Challenge
Output every line of the material exactly, omitting images.

((

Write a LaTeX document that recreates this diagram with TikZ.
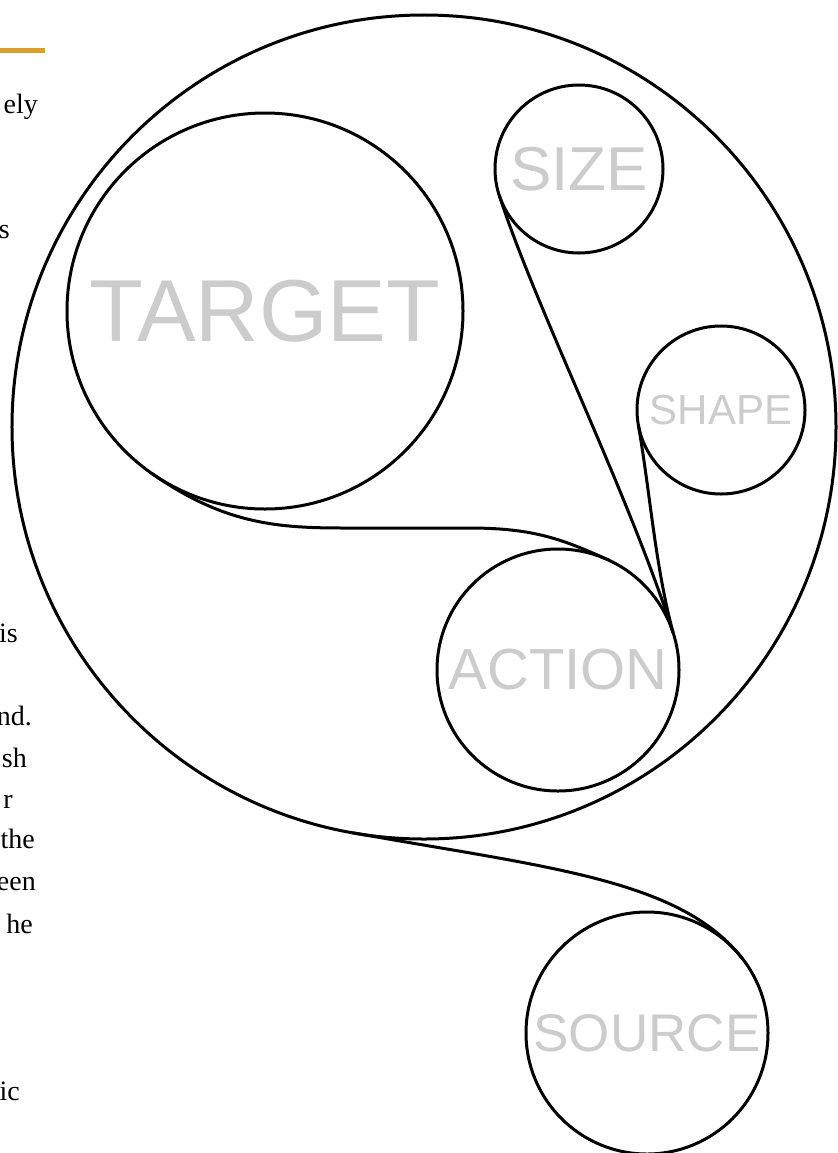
\documentclass[tikz,border=0pt]{standalone}
\usepackage{fontspec}
\setmainfont{Liberation Serif}
\newfontfamily\labelfont{Liberation Sans}
\usetikzlibrary{calc}
\definecolor{labelgray}{RGB}{204,204,204}
\definecolor{rulecol}{RGB}{218,158,42}
\begin{document}
\begin{tikzpicture}[x=1bp,y=-1bp,
  ring/.style={circle,draw=black,line width=3bp,inner sep=0pt,outer sep=0pt,text=labelgray},
  tail/.style={draw=black,line width=3bp},
  margin/.style={anchor=base east,inner sep=0pt,font=\fontsize{28bp}{34bp}\selectfont}]
\fill[white] (0,0) rectangle (838,1153);
\useasboundingbox (0,0) rectangle (838,1153);
\begin{scope}
\clip (0,0) rectangle (838,1153);
% margin text fragments
\fill[rulecol] (0,48) rectangle (45,53);
\node[margin] (t1) at (38,113) {ely};
\node[margin] (t2) at (10,238) {s};
\node[margin] (t3) at (18,642) {is};
\node[margin] (t4) at (32,725) {nd.};
\node[margin] (t5) at (27,767) {sh};
\node[margin] (t6) at (13,808) {r};
\node[margin] (t7) at (35,848) {the};
\node[margin] (t8) at (36,890) {een};
\node[margin] (t9) at (33,933) {he};
\node[margin] (t10) at (20,1100) {ic};
% circles
\node[ring,minimum size=824bp] (big) at (424,427) {};
\node[ring,minimum size=396bp,font=\labelfont\fontsize{88bp}{88bp}\selectfont] (target) at (265,311) {TARGET};
\node[ring,minimum size=168bp,font=\labelfont\fontsize{62bp}{62bp}\selectfont] (size) at (579,169) {SIZE};
\node[ring,minimum size=168bp,font=\labelfont\fontsize{42bp}{42bp}\selectfont] (shape) at (721,410) {SHAPE};
\node[ring,minimum size=242bp,font=\labelfont\fontsize{58bp}{58bp}\selectfont] (action) at (558,670) {ACTION};
\node[ring,minimum size=242bp,font=\labelfont\fontsize{53bp}{53bp}\selectfont] (source) at (647,1033) {SOURCE};
% tails
\coordinate (tf1) at (346,528);
\coordinate (tf2) at (468,528);
\draw[tail] (target.-125) .. controls ($(target.-125)+(74,52)$) and (280,528) .. (tf1) -- (tf2) .. controls (530,528) and ($(action.65)+(-50,-23)$) .. (action.65);
\draw[tail] (size.198) .. controls ($(size.198)+(37,114)$) and ($(action.18)+(-46,-143)$) .. (action.18);
\draw[tail] (shape.190) .. controls ($(shape.190)+(12,69)$) and ($(action.18)+(-18,-67)$) .. (action.18);
\draw[tail] (big.-100) .. controls ($(big.-100)+(197,35)$) and ($(source.38)+(-62,-79)$) .. (source.38);
\end{scope}
\end{tikzpicture}
\end{document}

))

Completed exercise
Write a LaTeX document that recreates this diagram with TikZ.
\documentclass[tikz,border=0pt]{standalone}
\usepackage{fontspec}
\setmainfont{Liberation Serif}
\newfontfamily\labelfont{Liberation Sans}
\usetikzlibrary{calc}
\definecolor{labelgray}{RGB}{204,204,204}
\definecolor{rulecol}{RGB}{218,158,42}
\begin{document}
\begin{tikzpicture}[x=1bp,y=-1bp,
  ring/.style={circle,draw=black,line width=3bp,inner sep=0pt,outer sep=0pt,text=labelgray},
  tail/.style={draw=black,line width=3bp},
  margin/.style={anchor=base east,inner sep=0pt,font=\fontsize{28bp}{34bp}\selectfont}]
\fill[white] (0,0) rectangle (838,1153);
\useasboundingbox (0,0) rectangle (838,1153);
\begin{scope}
\clip (0,0) rectangle (838,1153);
% margin text fragments
\fill[rulecol] (0,48) rectangle (45,53);
\node[margin] (t1) at (38,113) {ely};
\node[margin] (t2) at (10,238) {s};
\node[margin] (t3) at (18,642) {is};
\node[margin] (t4) at (32,725) {nd.};
\node[margin] (t5) at (27,767) {sh};
\node[margin] (t6) at (13,808) {r};
\node[margin] (t7) at (35,848) {the};
\node[margin] (t8) at (36,890) {een};
\node[margin] (t9) at (33,933) {he};
\node[margin] (t10) at (20,1100) {ic};
% circles
\node[ring,minimum size=824bp] (big) at (424,427) {};
\node[ring,minimum size=396bp,font=\labelfont\fontsize{88bp}{88bp}\selectfont] (target) at (265,311) {TARGET};
\node[ring,minimum size=168bp,font=\labelfont\fontsize{62bp}{62bp}\selectfont] (size) at (579,169) {SIZE};
\node[ring,minimum size=168bp,font=\labelfont\fontsize{42bp}{42bp}\selectfont] (shape) at (721,410) {SHAPE};
\node[ring,minimum size=242bp,font=\labelfont\fontsize{58bp}{58bp}\selectfont] (action) at (558,670) {ACTION};
\node[ring,minimum size=242bp,font=\labelfont\fontsize{53bp}{53bp}\selectfont] (source) at (647,1033) {SOURCE};
% tails
\coordinate (tf1) at (346,528);
\coordinate (tf2) at (468,528);
\draw[tail] (target.-125) .. controls ($(target.-125)+(74,52)$) and (280,528) .. (tf1) -- (tf2) .. controls (530,528) and ($(action.65)+(-50,-23)$) .. (action.65);
\draw[tail] (size.198) .. controls ($(size.198)+(37,114)$) and ($(action.18)+(-46,-143)$) .. (action.18);
\draw[tail] (shape.190) .. controls ($(shape.190)+(12,69)$) and ($(action.18)+(-18,-67)$) .. (action.18);
\draw[tail] (big.-100) .. controls ($(big.-100)+(197,35)$) and ($(source.38)+(-62,-79)$) .. (source.38);
\end{scope}
\end{tikzpicture}
\end{document}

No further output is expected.